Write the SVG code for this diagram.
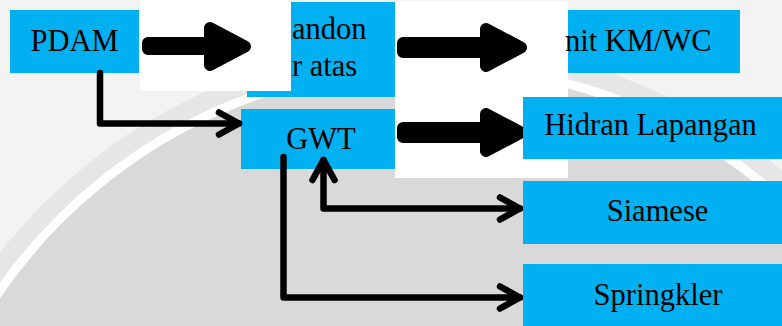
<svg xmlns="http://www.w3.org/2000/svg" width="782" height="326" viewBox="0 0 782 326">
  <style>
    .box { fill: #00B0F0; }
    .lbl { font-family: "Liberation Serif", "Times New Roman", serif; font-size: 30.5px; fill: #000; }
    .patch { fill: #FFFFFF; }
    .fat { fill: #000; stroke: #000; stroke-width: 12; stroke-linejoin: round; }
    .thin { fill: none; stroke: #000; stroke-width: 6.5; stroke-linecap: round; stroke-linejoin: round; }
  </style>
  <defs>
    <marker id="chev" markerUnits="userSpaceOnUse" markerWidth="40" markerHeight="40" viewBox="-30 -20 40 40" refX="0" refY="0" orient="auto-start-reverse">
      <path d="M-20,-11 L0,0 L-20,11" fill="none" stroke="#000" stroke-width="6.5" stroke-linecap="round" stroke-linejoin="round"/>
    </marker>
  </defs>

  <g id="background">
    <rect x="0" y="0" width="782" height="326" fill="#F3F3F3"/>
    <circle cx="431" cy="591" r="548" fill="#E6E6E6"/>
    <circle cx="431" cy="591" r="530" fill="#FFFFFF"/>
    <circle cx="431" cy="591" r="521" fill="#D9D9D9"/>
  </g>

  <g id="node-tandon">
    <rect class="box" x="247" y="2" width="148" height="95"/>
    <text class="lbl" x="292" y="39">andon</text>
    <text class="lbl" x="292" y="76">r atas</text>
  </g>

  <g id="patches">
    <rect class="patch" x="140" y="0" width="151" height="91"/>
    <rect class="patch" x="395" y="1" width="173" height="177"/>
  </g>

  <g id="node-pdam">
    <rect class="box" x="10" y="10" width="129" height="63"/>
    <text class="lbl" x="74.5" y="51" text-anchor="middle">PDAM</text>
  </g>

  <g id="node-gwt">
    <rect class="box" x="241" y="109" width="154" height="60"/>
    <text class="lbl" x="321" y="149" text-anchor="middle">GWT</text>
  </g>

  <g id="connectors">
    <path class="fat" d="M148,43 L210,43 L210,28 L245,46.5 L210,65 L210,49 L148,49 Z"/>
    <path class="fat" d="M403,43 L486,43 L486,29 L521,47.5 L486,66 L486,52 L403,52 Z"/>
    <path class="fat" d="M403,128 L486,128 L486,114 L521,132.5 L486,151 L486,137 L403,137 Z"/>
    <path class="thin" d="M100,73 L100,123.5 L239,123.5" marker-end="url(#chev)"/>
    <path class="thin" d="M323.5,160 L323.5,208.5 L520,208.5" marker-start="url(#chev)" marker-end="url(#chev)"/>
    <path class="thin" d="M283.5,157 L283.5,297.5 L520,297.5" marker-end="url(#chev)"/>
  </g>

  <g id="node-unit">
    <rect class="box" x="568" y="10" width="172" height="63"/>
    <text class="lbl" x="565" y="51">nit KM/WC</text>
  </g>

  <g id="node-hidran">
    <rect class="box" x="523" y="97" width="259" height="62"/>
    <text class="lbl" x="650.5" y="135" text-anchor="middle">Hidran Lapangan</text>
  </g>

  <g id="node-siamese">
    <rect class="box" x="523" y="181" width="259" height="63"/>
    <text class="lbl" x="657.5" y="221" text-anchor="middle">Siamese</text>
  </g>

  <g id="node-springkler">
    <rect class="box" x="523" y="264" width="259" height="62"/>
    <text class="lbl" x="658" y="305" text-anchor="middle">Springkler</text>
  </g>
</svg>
...
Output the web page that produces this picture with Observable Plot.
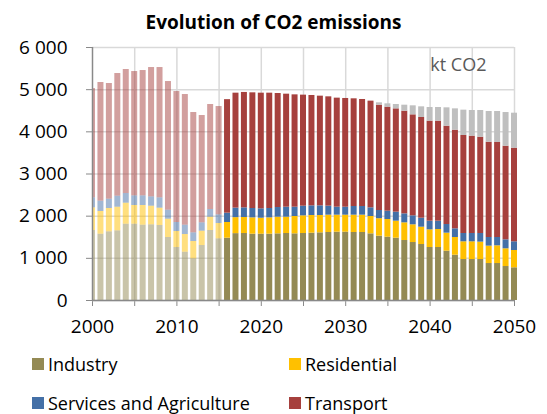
...
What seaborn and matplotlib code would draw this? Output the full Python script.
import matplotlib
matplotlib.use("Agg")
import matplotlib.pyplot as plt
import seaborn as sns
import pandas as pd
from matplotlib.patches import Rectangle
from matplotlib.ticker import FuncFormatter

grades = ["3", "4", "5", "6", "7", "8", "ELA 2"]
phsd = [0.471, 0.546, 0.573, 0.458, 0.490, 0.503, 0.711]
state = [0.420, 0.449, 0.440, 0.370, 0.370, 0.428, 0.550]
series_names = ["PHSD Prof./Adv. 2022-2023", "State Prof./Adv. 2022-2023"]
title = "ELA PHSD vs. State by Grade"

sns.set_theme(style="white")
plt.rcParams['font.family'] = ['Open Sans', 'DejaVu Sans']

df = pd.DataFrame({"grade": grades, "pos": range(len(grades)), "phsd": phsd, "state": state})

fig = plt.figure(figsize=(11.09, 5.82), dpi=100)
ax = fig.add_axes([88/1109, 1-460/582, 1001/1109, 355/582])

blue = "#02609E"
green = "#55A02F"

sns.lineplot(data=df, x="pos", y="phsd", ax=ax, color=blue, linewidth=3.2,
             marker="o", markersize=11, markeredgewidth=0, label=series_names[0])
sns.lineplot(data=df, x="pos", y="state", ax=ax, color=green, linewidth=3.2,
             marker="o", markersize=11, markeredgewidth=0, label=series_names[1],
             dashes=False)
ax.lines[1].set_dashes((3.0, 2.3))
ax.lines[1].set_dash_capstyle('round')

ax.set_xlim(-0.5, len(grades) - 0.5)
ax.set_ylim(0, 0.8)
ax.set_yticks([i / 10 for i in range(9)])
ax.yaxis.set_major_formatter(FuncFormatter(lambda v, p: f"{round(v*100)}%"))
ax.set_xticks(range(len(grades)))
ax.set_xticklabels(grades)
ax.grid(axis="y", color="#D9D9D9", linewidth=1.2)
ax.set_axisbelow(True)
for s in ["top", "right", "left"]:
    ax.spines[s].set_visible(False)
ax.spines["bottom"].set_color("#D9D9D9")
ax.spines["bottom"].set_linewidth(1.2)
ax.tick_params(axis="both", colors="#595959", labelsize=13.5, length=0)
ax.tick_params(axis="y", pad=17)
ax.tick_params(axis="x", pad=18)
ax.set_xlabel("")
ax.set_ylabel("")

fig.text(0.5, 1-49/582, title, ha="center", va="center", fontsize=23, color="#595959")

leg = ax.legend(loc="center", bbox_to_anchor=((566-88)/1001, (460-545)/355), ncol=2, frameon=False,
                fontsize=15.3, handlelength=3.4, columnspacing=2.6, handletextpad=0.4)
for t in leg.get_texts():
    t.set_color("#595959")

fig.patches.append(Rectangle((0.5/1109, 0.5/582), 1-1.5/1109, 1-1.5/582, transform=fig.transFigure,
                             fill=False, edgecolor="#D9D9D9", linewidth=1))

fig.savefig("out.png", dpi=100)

> [Short problem] Among the entries above, locate the lines containing "What seaborn and" and "from matplotlib.ticker import FuncFormatter", and transcribe exactly those two lines and all lines between.

> [Answer to the task]
What seaborn and matplotlib code would draw this? Output the full Python script.
import matplotlib
matplotlib.use("Agg")
import matplotlib.pyplot as plt
import seaborn as sns
import pandas as pd
from matplotlib.patches import Rectangle
from matplotlib.ticker import FuncFormatter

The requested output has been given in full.